What to produce: In the lines below, output everything from the first line through the line containing "import seaborn as sns" exactly as it is. Pictures are not part of the output.

Supplied data:

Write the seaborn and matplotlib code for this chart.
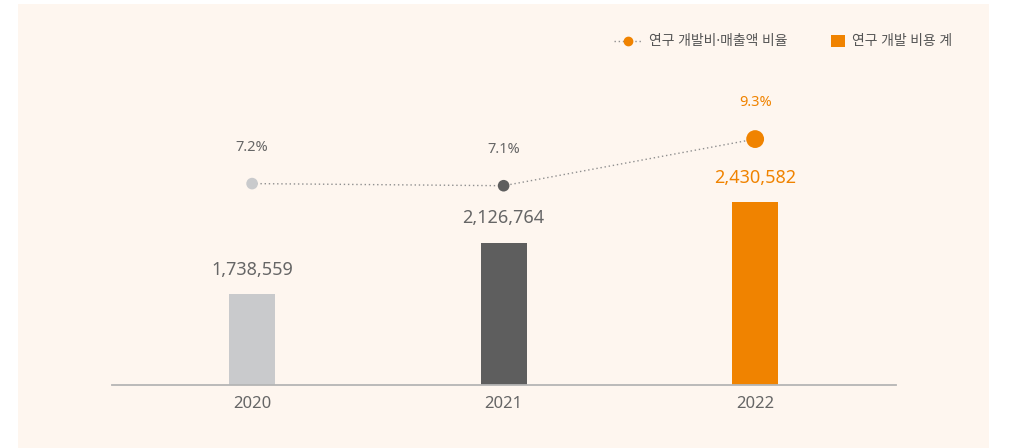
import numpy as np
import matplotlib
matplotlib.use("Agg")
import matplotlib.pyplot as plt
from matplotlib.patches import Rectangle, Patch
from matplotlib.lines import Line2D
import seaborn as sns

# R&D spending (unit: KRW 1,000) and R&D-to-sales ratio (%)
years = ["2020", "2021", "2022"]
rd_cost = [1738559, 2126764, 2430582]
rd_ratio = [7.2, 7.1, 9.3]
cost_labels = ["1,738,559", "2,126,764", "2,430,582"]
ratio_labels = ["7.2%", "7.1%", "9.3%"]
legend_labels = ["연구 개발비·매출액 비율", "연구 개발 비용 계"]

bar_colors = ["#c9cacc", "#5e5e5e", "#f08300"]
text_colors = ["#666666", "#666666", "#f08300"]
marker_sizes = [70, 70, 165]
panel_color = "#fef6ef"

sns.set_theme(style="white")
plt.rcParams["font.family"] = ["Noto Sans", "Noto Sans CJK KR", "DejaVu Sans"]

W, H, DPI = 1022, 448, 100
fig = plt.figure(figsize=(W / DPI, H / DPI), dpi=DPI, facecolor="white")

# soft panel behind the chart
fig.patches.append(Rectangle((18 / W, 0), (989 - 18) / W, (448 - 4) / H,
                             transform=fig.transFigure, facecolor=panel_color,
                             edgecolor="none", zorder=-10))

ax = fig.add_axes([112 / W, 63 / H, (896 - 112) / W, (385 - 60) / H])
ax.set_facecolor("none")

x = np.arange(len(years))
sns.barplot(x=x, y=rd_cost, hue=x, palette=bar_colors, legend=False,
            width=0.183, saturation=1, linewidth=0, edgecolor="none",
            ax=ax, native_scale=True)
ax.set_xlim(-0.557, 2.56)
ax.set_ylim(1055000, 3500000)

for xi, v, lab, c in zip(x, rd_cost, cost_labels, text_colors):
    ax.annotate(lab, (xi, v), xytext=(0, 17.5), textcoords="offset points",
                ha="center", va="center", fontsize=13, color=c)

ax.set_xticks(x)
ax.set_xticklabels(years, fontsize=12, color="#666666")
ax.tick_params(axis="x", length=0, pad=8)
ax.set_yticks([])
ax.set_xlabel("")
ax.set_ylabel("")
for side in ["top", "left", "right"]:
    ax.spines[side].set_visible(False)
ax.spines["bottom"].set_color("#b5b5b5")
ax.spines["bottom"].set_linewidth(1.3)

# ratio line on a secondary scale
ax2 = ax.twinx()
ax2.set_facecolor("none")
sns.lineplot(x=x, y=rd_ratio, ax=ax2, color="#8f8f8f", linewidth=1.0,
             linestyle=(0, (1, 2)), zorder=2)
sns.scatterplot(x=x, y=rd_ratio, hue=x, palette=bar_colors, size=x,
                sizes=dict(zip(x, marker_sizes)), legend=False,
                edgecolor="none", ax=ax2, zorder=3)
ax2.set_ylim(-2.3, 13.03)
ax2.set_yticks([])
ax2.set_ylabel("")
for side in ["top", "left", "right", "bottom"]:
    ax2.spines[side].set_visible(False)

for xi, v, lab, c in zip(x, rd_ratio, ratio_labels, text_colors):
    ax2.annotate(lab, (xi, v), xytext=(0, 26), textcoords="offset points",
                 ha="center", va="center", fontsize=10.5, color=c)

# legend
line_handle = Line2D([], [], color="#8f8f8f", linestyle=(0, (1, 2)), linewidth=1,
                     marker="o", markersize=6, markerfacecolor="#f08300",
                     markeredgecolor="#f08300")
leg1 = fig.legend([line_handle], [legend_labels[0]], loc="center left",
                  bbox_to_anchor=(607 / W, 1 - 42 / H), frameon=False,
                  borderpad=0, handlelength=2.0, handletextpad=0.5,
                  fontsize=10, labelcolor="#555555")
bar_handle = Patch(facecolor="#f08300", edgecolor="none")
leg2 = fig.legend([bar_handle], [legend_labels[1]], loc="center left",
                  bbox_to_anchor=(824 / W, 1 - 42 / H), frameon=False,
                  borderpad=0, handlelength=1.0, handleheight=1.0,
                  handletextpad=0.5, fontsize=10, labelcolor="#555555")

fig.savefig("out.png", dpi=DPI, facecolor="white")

Solution:
Write the seaborn and matplotlib code for this chart.
import numpy as np
import matplotlib
matplotlib.use("Agg")
import matplotlib.pyplot as plt
from matplotlib.patches import Rectangle, Patch
from matplotlib.lines import Line2D
import seaborn as sns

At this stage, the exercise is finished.